Pro Tip: Automate preprocessing with scripts or CI/CD pipelines (e.g., GitHub Actions) to ensure consistency.

Final Considerations: Security, Licensing, and Ethics

Before uploading any content, consider:

Sensitivity: Avoid uploading confidential, personal, or proprietary data.
Licensing: Ensure you have rights to use the content (e.g., no copyrighted material unless licensed).
Privacy: Redact personally identifiable information (PII) like emails or phone numbers.
Bias: Review content for unintended biases or stereotypes that could affect AI responses.

Golden Rule: If in doubt, don’t upload it. Your AI’s knowledge base should reflect your values and compliance standards.

Conclusion

Training an AI assistant begins with the right data—and the right format. While the AI landscape continues to evolve, Markdown stands out as the most reliable, maintainable, and AI-friendly format for most use cases. PDFs, Word documents, and structured data have their place but require extra care in preprocessing.

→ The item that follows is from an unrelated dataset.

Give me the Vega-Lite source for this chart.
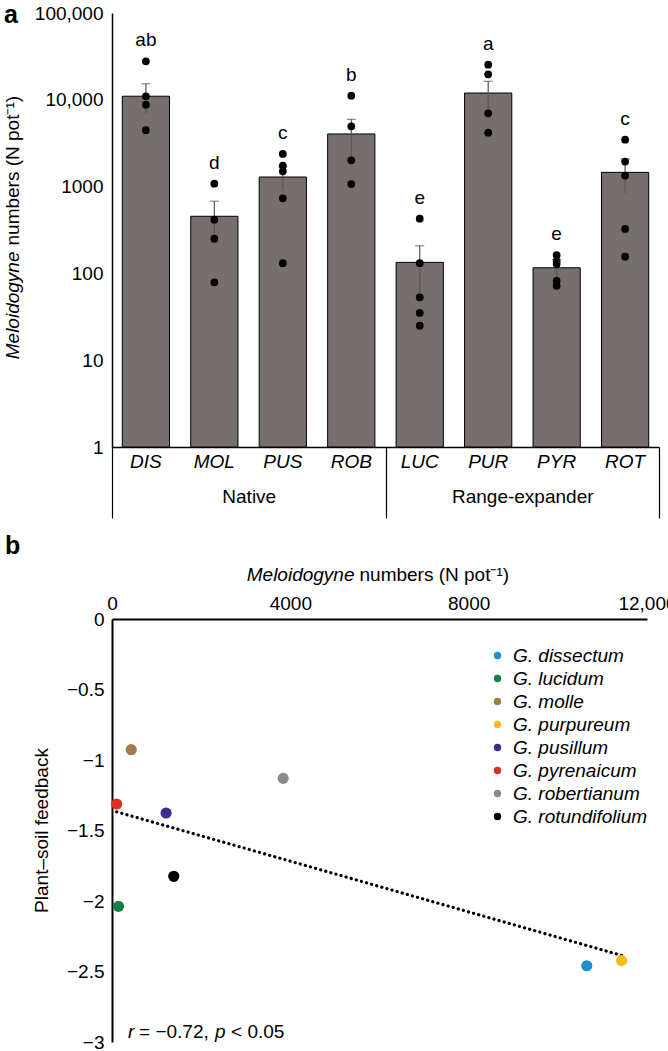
{
  "$schema": "https://vega.github.io/schema/vega-lite/v6.json",
  "background": "white",
  "padding": {"left": 3, "top": 3, "right": 0, "bottom": 0},
  "config": {
    "font": "Liberation Sans",
    "view": {"stroke": null},
    "axis": {"grid": false, "labelColor": "black", "titleColor": "black", "domainColor": "black", "labelFontSize": 19, "titleFontSize": 19, "titleFontWeight": "normal", "labelFont": "Liberation Sans", "titleFont": "Liberation Sans"},
    "legend": {"labelFont": "Liberation Sans"},
    "title": {"fontSize": 25, "fontWeight": "bold", "color": "black", "anchor": "start", "frame": "group", "font": "Liberation Sans"}
  },
  "datasets": {
    "bars": [
      {"sp": "DIS", "group": "Native", "mean": 11000, "lo": 6900, "hi": 15300, "letter": "ab"},
      {"sp": "MOL", "group": "Native", "mean": 455, "lo": 232, "hi": 678, "letter": "d"},
      {"sp": "PUS", "group": "Native", "mean": 1290, "lo": 897, "hi": 1683, "letter": "c"},
      {"sp": "ROB", "group": "Native", "mean": 4040, "lo": 2120, "hi": 5960, "letter": "b"},
      {"sp": "LUC", "group": "Range-expander", "mean": 134, "lo": 60, "hi": 208, "letter": "e"},
      {"sp": "PUR", "group": "Range-expander", "mean": 11970, "lo": 7610, "hi": 16330, "letter": "a"},
      {"sp": "PYR", "group": "Range-expander", "mean": 116, "lo": 87, "hi": 145, "letter": "e"},
      {"sp": "ROT", "group": "Range-expander", "mean": 1460, "lo": 843, "hi": 2077, "letter": "c"}
    ],
    "dots": [
      {"sp": "DIS", "n": 27800}, {"sp": "DIS", "n": 10970}, {"sp": "DIS", "n": 8790}, {"sp": "DIS", "n": 4460},
      {"sp": "MOL", "n": 1080}, {"sp": "MOL", "n": 416}, {"sp": "MOL", "n": 251}, {"sp": "MOL", "n": 79},
      {"sp": "PUS", "n": 2380}, {"sp": "PUS", "n": 1740}, {"sp": "PUS", "n": 1500}, {"sp": "PUS", "n": 733}, {"sp": "PUS", "n": 131},
      {"sp": "ROB", "n": 11140}, {"sp": "ROB", "n": 4950}, {"sp": "ROB", "n": 2010}, {"sp": "ROB", "n": 1070},
      {"sp": "LUC", "n": 427}, {"sp": "LUC", "n": 131}, {"sp": "LUC", "n": 53}, {"sp": "LUC", "n": 35}, {"sp": "LUC", "n": 25},
      {"sp": "PUR", "n": 25350}, {"sp": "PUR", "n": 19660}, {"sp": "PUR", "n": 6980}, {"sp": "PUR", "n": 4180},
      {"sp": "PYR", "n": 162}, {"sp": "PYR", "n": 138}, {"sp": "PYR", "n": 128}, {"sp": "PYR", "n": 82}, {"sp": "PYR", "n": 72},
      {"sp": "ROT", "n": 3470}, {"sp": "ROT", "n": 1940}, {"sp": "ROT", "n": 1340}, {"sp": "ROT", "n": 325}, {"sp": "ROT", "n": 156}
    ],
    "groups": [{"g": "Native"}, {"g": "Range-expander"}],
    "pts": [
      {"sp": "G. dissectum", "n": 10650, "fb": -2.459},
      {"sp": "G. lucidum", "n": 145, "fb": -2.038},
      {"sp": "G. molle", "n": 431, "fb": -0.927},
      {"sp": "G. purpureum", "n": 11430, "fb": -2.423},
      {"sp": "G. pusillum", "n": 1213, "fb": -1.376},
      {"sp": "G. pyrenaicum", "n": 105, "fb": -1.312},
      {"sp": "G. robertianum", "n": 3840, "fb": -1.13},
      {"sp": "G. rotundifolium", "n": 1385, "fb": -1.825}
    ],
    "stat": [{"r": "r", "rv": "= −0.72,", "p": "p", "pv": "< 0.05", "xpos": 360, "ypos": -2.93}]
  },
  "spacing": 15,
  "resolve": {"legend": {"color": "independent"}},
  "vconcat": [
    {
      "title": {"text": "a", "dx": -108, "offset": -24},
      "width": 547,
      "height": 434,
      "layer": [
        {
          "layer": [
            {
              "data": {"name": "bars"},
              "mark": {"type": "bar", "fill": "#776f6d", "stroke": "black", "strokeWidth": 1},
              "encoding": {
                "x": {"field": "sp", "type": "nominal", "sort": null,
                  "scale": {"domain": ["DIS", "MOL", "PUS", "ROB", "LUC", "PUR", "PYR", "ROT"], "paddingInner": 0.31, "paddingOuter": 0.15},
                  "axis": {"title": null, "orient": "bottom", "ticks": false, "labelAngle": 0, "labelFontStyle": "italic", "labelFontSize": 19, "labelPadding": 5, "domainWidth": 1.5}},
                "y": {"field": "mean", "type": "quantitative",
                  "scale": {"type": "log", "domain": [1, 100000]},
                  "axis": {"title": "Meloidogyne", "titleFontStyle": "italic", "titleAngle": 270, "titleAlign": "right", "titleBaseline": "middle", "titleX": -100, "titleY": 238,
                    "values": [1, 10, 100, 1000, 10000, 100000],
                    "labelExpr": "datum.value >= 10000 ? format(datum.value, ',') : format(datum.value, 'd')",
                    "ticks": false, "labelPadding": 9, "domainWidth": 1.5}},
                "y2": {"datum": 1}
              }
            },
            {
              "data": {"name": "bars"},
              "mark": {"type": "rule", "color": "#5a5454", "strokeWidth": 1.2},
              "encoding": {
                "x": {"field": "sp", "type": "nominal", "sort": null},
                "y": {"field": "lo", "type": "quantitative"},
                "y2": {"field": "hi"}
              }
            },
            {
              "data": {"name": "bars"},
              "mark": {"type": "tick", "color": "#5a5454", "thickness": 1.2, "size": 9, "orient": "horizontal"},
              "encoding": {
                "x": {"field": "sp", "type": "nominal", "sort": null},
                "y": {"field": "hi", "type": "quantitative"}
              }
            },
            {
              "data": {"name": "dots"},
              "mark": {"type": "point", "filled": true, "color": "black", "size": 60, "opacity": 1},
              "encoding": {
                "x": {"field": "sp", "type": "nominal", "sort": null},
                "y": {"field": "n", "type": "quantitative"}
              }
            },
            {
              "data": {"name": "dots"},
              "transform": [
                {"aggregate": [{"op": "max", "field": "n", "as": "top"}], "groupby": ["sp"]},
                {"lookup": "sp", "from": {"data": {"name": "bars"}, "key": "sp", "fields": ["letter"]}}
              ],
              "mark": {"type": "text", "dy": -21, "fontSize": 19, "color": "black", "baseline": "middle"},
              "encoding": {
                "x": {"field": "sp", "type": "nominal", "sort": null},
                "y": {"field": "top", "type": "quantitative"},
                "text": {"field": "letter"}
              }
            }
          ]
        },
        {
          "data": {"name": "groups"},
          "mark": {"type": "text", "text": ""},
          "encoding": {
            "x": {"field": "g", "type": "nominal", "sort": null,
              "scale": {"domain": ["Native", "Range-expander"], "paddingInner": 0, "paddingOuter": 0},
              "axis": {"orient": "bottom", "title": null, "domain": false, "ticks": true, "tickSize": 71, "tickWidth": 1.2, "tickColor": "black", "tickBand": "extent", "labelPadding": -31, "labelFontSize": 19, "labelAngle": 0}}
          }
        },
        {
          "data": {"name": "bars"},
          "mark": {"type": "text", "text": ""},
          "encoding": {
            "y": {"field": "mean", "type": "quantitative",
              "scale": {"type": "log", "domain": [1, 100000]},
              "axis": {"orient": "left", "title": "numbers (N pot⁻¹)", "titleAngle": 270, "titleAlign": "left", "titleBaseline": "middle", "titleX": -100, "titleY": 232, "labels": false, "ticks": false, "domain": false}}
          }
        }
      ],
      "resolve": {"scale": {"x": "independent", "y": "independent"}}
    },
    {
      "title": {"text": "b", "dx": -107, "offset": 6},
      "width": 535,
      "height": 423,
      "layer": [
        {
          "layer": [
            {
              "data": {"name": "pts"},
              "transform": [{"regression": "fb", "on": "n"}],
              "mark": {"type": "line", "color": "black", "strokeWidth": 3.2, "strokeDash": [0.1, 5.2], "strokeCap": "round"},
              "encoding": {
                "x": {"field": "n", "type": "quantitative", "scale": {"domain": [0, 12000]},
                  "axis": {"orient": "top", "values": [0, 4000, 8000, 12000],
                    "labelExpr": "datum.value >= 10000 ? format(datum.value, ',') : format(datum.value, 'd')",
                    "ticks": false, "labelPadding": 6, "domainWidth": 2, "labelFlush": false,
                    "title": "Meloidogyne", "titleFontStyle": "italic", "titleAlign": "right", "titleX": 242, "titleY": -39, "titleBaseline": "alphabetic"}},
                "y": {"field": "fb", "type": "quantitative", "scale": {"domain": [-3, 0]},
                  "axis": {"values": [0, -0.5, -1, -1.5, -2, -2.5, -3],
                    "labelExpr": "datum.value == 0 ? '0' : '−' + format(-datum.value, '~g')",
                    "ticks": false, "labelPadding": 8, "domainWidth": 2,
                    "title": "Plant–soil feedback", "titleX": -71, "titleY": 211, "titleAngle": 270, "titleAlign": "center", "titleBaseline": "middle"}}
              }
            },
            {
              "data": {"name": "pts"},
              "mark": {"type": "circle", "size": 125, "opacity": 1},
              "encoding": {
                "x": {"field": "n", "type": "quantitative"},
                "y": {"field": "fb", "type": "quantitative"},
                "color": {"field": "sp", "type": "nominal",
                  "scale": {"domain": ["G. dissectum", "G. lucidum", "G. molle", "G. purpureum", "G. pusillum", "G. pyrenaicum", "G. robertianum", "G. rotundifolium"],
                    "range": ["#1e8fcf", "#13804a", "#a27a4c", "#f6bd17", "#3b2e91", "#dd3022", "#8a8a8a", "#000000"]},
                  "legend": {"title": null, "orient": "none", "legendX": 376, "legendY": 27, "labelFontStyle": "italic", "labelFontSize": 19, "labelColor": "black", "symbolType": "circle", "symbolSize": 55, "symbolStrokeWidth": 0, "rowPadding": 3, "labelOffset": 6, "padding": 0}}
              }
            },
            {
              "data": {"name": "stat"},
              "mark": {"type": "text", "fontStyle": "italic", "fontSize": 19, "align": "left", "baseline": "middle", "dx": 0, "color": "black"},
              "encoding": {"x": {"field": "xpos", "type": "quantitative"}, "y": {"field": "ypos", "type": "quantitative"}, "text": {"field": "r"}}
            },
            {
              "data": {"name": "stat"},
              "mark": {"type": "text", "fontSize": 19, "align": "left", "baseline": "middle", "dx": 11, "color": "black"},
              "encoding": {"x": {"field": "xpos", "type": "quantitative"}, "y": {"field": "ypos", "type": "quantitative"}, "text": {"field": "rv"}}
            },
            {
              "data": {"name": "stat"},
              "mark": {"type": "text", "fontStyle": "italic", "fontSize": 19, "align": "left", "baseline": "middle", "dx": 87, "color": "black"},
              "encoding": {"x": {"field": "xpos", "type": "quantitative"}, "y": {"field": "ypos", "type": "quantitative"}, "text": {"field": "p"}}
            },
            {
              "data": {"name": "stat"},
              "mark": {"type": "text", "fontSize": 19, "align": "left", "baseline": "middle", "dx": 103, "color": "black"},
              "encoding": {"x": {"field": "xpos", "type": "quantitative"}, "y": {"field": "ypos", "type": "quantitative"}, "text": {"field": "pv"}}
            }
          ]
        },
        {
          "data": {"name": "pts"},
          "mark": {"type": "text", "text": ""},
          "encoding": {
            "x": {"field": "n", "type": "quantitative", "scale": {"domain": [0, 12000]},
              "axis": {"orient": "top", "title": "numbers (N pot⁻¹)", "titleAlign": "left", "titleX": 247, "titleY": -39, "titleBaseline": "alphabetic", "labels": false, "ticks": false, "domain": false}}
          }
        }
      ],
      "resolve": {"scale": {"x": "independent"}}
    }
  ]
}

Always prioritize clarity, structure, and consistency in your knowledge base, and remember that the quality of your AI’s responses is directly tied to the quality of the data you provide.

Start small, iterate often, and treat your knowledge base as a living document. With the right approach, your AI assistant will not only understand your content—it will excel at helping users navigate it.